_What you will do_
Starting at the top of the listing, extract every line up to and including the one with "ax.spines[s].set_linewidth(1.2)". Pictures stay out of the copy.

◇ ◇ ◇

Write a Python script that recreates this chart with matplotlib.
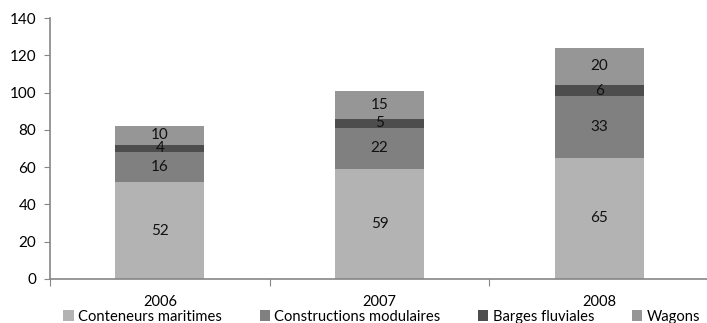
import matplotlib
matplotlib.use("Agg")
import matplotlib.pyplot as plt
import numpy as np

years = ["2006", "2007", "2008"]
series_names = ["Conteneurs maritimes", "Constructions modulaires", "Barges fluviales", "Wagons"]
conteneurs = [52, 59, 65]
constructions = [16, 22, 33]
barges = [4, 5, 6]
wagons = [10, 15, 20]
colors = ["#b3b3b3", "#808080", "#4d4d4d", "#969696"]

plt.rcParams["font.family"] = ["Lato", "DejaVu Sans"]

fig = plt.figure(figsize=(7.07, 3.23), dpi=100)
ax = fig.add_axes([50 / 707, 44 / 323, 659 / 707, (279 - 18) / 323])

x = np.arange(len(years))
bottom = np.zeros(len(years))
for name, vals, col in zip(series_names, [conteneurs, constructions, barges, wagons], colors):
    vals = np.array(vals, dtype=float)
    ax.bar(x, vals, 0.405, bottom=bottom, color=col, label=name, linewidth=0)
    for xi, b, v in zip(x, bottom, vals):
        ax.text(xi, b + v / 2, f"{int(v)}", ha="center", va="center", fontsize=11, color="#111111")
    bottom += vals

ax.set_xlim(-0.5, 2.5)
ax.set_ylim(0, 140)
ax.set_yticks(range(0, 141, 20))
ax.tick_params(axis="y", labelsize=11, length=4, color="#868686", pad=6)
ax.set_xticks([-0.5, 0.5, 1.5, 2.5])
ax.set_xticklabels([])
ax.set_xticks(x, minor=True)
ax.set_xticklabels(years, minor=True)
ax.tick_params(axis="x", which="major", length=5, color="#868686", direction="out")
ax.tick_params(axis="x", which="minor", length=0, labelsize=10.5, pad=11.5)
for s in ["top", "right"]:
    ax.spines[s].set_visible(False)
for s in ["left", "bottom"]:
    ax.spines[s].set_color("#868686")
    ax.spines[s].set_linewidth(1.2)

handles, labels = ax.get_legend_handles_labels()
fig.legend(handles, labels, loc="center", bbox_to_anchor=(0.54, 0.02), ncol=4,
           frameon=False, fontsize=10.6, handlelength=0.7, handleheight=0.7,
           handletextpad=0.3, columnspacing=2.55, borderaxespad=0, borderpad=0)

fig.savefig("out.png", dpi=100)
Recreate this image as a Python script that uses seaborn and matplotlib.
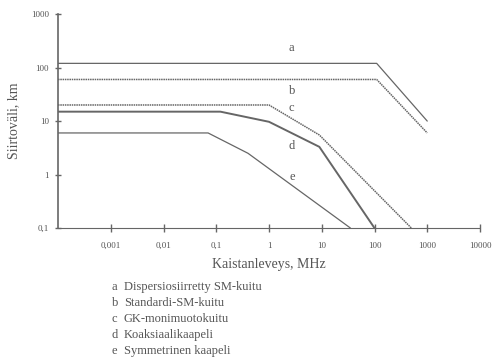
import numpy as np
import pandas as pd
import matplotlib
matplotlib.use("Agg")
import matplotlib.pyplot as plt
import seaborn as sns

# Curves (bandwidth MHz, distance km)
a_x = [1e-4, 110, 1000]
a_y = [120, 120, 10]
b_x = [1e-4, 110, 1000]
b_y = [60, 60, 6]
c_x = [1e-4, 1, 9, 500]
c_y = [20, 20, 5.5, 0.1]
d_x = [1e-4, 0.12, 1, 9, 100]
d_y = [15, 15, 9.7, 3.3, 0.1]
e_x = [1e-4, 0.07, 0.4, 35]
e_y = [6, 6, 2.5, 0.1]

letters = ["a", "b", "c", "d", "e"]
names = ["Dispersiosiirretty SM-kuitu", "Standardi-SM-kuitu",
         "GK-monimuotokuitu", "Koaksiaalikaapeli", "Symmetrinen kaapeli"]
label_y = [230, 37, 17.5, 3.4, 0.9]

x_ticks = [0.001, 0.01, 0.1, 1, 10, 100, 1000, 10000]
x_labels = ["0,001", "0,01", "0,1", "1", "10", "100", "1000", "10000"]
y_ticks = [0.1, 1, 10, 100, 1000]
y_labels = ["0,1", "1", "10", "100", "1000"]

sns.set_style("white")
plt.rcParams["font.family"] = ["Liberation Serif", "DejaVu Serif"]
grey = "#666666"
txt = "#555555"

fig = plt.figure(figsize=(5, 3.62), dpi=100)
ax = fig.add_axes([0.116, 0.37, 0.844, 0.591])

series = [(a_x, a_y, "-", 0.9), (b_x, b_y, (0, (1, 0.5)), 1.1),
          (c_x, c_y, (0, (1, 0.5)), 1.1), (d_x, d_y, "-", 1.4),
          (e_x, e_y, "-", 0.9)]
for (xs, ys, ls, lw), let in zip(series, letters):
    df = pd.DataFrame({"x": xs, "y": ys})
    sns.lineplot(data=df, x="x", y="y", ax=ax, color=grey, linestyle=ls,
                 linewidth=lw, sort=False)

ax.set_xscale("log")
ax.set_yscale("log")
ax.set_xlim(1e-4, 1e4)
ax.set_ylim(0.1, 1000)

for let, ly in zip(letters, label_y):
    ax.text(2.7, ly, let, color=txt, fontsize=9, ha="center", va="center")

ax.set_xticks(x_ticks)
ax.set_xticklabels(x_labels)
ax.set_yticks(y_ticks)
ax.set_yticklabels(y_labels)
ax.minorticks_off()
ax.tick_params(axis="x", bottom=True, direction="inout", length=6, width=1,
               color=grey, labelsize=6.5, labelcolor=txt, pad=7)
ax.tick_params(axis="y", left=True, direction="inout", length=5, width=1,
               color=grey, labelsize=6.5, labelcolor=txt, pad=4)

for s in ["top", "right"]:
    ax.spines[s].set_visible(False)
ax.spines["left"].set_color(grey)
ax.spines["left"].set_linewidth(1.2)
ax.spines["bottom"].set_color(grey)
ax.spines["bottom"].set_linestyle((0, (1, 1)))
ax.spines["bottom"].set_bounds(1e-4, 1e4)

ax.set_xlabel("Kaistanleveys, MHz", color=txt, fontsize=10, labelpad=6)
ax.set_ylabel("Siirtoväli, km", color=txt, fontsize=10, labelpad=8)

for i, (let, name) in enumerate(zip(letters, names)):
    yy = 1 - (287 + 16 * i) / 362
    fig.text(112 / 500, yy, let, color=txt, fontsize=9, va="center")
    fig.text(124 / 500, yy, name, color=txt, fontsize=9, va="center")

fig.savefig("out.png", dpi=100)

◇ ◇ ◇

_Reply to the exercise_
Write a Python script that recreates this chart with matplotlib.
import matplotlib
matplotlib.use("Agg")
import matplotlib.pyplot as plt
import numpy as np

years = ["2006", "2007", "2008"]
series_names = ["Conteneurs maritimes", "Constructions modulaires", "Barges fluviales", "Wagons"]
conteneurs = [52, 59, 65]
constructions = [16, 22, 33]
barges = [4, 5, 6]
wagons = [10, 15, 20]
colors = ["#b3b3b3", "#808080", "#4d4d4d", "#969696"]

plt.rcParams["font.family"] = ["Lato", "DejaVu Sans"]

fig = plt.figure(figsize=(7.07, 3.23), dpi=100)
ax = fig.add_axes([50 / 707, 44 / 323, 659 / 707, (279 - 18) / 323])

x = np.arange(len(years))
bottom = np.zeros(len(years))
for name, vals, col in zip(series_names, [conteneurs, constructions, barges, wagons], colors):
    vals = np.array(vals, dtype=float)
    ax.bar(x, vals, 0.405, bottom=bottom, color=col, label=name, linewidth=0)
    for xi, b, v in zip(x, bottom, vals):
        ax.text(xi, b + v / 2, f"{int(v)}", ha="center", va="center", fontsize=11, color="#111111")
    bottom += vals

ax.set_xlim(-0.5, 2.5)
ax.set_ylim(0, 140)
ax.set_yticks(range(0, 141, 20))
ax.tick_params(axis="y", labelsize=11, length=4, color="#868686", pad=6)
ax.set_xticks([-0.5, 0.5, 1.5, 2.5])
ax.set_xticklabels([])
ax.set_xticks(x, minor=True)
ax.set_xticklabels(years, minor=True)
ax.tick_params(axis="x", which="major", length=5, color="#868686", direction="out")
ax.tick_params(axis="x", which="minor", length=0, labelsize=10.5, pad=11.5)
for s in ["top", "right"]:
    ax.spines[s].set_visible(False)
for s in ["left", "bottom"]:
    ax.spines[s].set_color("#868686")
    ax.spines[s].set_linewidth(1.2)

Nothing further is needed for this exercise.